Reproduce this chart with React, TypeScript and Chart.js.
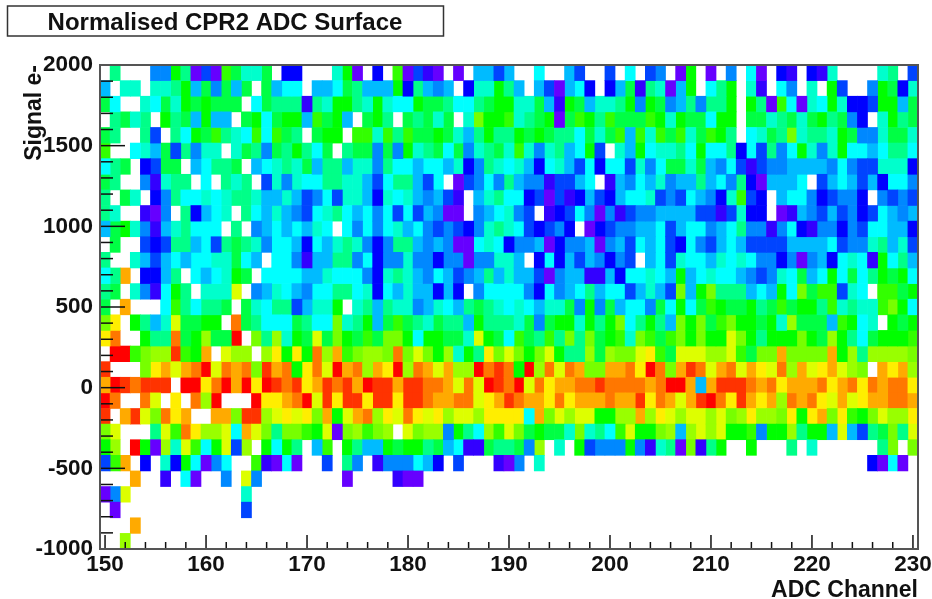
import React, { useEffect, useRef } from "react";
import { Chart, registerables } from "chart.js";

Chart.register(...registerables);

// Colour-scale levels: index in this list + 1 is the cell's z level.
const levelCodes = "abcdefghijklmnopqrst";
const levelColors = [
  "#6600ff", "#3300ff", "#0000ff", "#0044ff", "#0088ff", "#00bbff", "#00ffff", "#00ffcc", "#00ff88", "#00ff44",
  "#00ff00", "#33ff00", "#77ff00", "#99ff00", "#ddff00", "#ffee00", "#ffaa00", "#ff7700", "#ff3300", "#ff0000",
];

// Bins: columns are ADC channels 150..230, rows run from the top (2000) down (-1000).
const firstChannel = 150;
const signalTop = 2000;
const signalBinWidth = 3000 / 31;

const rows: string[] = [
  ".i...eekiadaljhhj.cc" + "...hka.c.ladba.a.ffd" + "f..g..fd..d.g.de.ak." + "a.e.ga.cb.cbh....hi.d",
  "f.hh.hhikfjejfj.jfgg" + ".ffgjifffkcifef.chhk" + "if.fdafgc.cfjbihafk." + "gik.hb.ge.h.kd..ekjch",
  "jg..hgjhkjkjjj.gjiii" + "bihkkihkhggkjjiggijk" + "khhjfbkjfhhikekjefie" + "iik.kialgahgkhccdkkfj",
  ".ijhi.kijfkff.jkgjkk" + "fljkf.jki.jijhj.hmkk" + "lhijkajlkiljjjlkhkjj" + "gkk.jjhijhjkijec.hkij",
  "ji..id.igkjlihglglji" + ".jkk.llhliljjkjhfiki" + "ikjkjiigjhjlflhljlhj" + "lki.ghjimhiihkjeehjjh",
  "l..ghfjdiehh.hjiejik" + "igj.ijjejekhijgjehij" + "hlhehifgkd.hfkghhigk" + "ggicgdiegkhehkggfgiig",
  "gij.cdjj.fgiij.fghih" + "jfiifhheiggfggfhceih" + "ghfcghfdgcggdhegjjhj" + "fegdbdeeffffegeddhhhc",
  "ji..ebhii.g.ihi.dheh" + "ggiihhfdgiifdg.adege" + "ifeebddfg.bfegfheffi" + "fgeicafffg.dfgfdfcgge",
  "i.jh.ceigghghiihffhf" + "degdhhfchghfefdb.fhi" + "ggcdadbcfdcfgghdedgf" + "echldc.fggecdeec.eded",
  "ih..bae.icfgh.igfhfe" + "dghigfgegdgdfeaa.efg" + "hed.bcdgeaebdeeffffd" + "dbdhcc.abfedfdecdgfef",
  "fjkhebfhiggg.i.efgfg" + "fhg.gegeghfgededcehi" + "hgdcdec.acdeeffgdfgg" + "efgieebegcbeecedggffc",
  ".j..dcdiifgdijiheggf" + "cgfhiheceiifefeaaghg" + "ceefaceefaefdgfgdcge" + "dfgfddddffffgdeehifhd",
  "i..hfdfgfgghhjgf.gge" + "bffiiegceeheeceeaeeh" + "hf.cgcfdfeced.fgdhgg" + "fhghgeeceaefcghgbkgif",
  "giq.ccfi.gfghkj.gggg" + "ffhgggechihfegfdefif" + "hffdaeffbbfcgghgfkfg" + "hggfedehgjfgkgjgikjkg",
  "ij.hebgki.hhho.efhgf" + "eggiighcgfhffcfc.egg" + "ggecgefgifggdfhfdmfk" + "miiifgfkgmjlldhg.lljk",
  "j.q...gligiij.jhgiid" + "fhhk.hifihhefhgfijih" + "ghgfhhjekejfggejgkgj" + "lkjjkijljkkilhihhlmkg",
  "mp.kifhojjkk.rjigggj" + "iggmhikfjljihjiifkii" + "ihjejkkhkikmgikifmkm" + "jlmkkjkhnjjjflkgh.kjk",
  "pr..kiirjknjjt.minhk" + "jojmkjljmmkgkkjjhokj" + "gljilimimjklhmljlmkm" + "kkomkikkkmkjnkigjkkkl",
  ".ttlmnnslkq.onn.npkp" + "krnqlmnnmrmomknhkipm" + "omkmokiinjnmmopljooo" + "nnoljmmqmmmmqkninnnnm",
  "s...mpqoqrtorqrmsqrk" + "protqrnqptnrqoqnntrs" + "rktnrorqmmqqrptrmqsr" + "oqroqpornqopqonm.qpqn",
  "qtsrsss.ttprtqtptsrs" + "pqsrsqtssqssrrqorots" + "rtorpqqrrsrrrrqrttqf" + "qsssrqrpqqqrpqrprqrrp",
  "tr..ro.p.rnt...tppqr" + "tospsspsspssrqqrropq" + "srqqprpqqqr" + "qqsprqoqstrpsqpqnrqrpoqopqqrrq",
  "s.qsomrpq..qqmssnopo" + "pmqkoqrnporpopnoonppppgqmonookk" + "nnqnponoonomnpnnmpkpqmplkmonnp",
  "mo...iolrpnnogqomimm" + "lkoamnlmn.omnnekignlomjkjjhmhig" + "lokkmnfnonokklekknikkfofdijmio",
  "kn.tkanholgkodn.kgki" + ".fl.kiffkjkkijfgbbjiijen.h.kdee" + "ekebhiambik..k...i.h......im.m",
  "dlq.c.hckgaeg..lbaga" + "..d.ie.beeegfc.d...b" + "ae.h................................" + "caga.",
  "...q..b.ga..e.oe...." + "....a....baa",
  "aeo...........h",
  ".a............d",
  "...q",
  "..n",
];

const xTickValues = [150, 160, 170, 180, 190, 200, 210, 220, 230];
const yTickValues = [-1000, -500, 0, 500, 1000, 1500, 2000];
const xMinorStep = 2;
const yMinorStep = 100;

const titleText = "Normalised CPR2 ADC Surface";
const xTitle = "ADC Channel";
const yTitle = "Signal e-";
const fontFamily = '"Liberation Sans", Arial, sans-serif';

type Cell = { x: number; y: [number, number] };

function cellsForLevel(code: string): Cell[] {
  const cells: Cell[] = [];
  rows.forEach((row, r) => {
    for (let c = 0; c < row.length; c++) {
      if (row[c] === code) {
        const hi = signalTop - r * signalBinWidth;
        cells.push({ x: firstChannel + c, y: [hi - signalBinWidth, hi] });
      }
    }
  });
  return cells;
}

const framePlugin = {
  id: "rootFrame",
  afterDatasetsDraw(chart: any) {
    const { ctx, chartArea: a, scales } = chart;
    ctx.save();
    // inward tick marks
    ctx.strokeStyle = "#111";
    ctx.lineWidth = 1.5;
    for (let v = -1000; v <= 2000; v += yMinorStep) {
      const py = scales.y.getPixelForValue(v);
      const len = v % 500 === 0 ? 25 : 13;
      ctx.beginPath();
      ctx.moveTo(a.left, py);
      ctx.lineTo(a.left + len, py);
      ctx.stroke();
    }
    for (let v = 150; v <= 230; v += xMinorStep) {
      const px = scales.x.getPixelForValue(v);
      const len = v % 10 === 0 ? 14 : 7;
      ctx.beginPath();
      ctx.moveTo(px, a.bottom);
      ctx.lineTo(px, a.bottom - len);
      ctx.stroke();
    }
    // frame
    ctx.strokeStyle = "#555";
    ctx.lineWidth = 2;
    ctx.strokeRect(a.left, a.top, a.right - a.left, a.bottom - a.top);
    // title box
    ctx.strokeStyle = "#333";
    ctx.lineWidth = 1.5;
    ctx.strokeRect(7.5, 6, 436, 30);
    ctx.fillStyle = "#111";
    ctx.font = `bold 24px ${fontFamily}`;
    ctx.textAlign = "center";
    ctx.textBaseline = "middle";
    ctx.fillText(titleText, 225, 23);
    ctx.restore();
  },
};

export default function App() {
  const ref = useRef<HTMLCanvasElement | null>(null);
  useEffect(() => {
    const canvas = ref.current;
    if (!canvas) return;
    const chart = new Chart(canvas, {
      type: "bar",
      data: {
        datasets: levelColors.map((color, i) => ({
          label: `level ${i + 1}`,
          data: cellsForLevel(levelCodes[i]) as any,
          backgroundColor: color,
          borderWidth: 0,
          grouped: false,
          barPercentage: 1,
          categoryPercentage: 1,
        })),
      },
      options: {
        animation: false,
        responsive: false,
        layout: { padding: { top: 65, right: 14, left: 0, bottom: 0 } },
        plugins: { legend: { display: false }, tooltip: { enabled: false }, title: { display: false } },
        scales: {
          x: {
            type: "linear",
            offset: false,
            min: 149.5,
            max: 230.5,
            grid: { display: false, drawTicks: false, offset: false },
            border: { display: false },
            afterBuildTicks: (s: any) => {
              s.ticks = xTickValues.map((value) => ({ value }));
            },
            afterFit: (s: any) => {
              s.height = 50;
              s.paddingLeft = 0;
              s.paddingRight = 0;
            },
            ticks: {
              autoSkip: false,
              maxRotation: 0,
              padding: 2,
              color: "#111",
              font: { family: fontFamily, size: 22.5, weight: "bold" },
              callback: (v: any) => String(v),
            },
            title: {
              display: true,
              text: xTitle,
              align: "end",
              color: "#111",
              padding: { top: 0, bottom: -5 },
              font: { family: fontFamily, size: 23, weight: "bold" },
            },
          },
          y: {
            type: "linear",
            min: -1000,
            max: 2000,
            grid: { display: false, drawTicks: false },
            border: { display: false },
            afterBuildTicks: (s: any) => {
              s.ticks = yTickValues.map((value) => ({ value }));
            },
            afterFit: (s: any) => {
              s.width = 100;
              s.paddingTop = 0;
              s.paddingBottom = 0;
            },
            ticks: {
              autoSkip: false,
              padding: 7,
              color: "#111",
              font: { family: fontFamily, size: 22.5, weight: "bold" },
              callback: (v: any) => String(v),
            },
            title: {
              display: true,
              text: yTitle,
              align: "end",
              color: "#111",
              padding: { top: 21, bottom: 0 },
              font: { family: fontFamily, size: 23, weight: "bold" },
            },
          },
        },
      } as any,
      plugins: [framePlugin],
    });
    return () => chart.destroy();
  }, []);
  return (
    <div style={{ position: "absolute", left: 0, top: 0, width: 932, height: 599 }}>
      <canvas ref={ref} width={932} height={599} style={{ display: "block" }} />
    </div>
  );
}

....................

What is expected
Restate the material word for word from its first line through the line containing "const signalBinWidth = 3000 / 31;", both included; the pictures do not belong in it.

Exercise response
Reproduce this chart with React, TypeScript and Chart.js.
import React, { useEffect, useRef } from "react";
import { Chart, registerables } from "chart.js";

Chart.register(...registerables);

// Colour-scale levels: index in this list + 1 is the cell's z level.
const levelCodes = "abcdefghijklmnopqrst";
const levelColors = [
  "#6600ff", "#3300ff", "#0000ff", "#0044ff", "#0088ff", "#00bbff", "#00ffff", "#00ffcc", "#00ff88", "#00ff44",
  "#00ff00", "#33ff00", "#77ff00", "#99ff00", "#ddff00", "#ffee00", "#ffaa00", "#ff7700", "#ff3300", "#ff0000",
];

// Bins: columns are ADC channels 150..230, rows run from the top (2000) down (-1000).
const firstChannel = 150;
const signalTop = 2000;
const signalBinWidth = 3000 / 31;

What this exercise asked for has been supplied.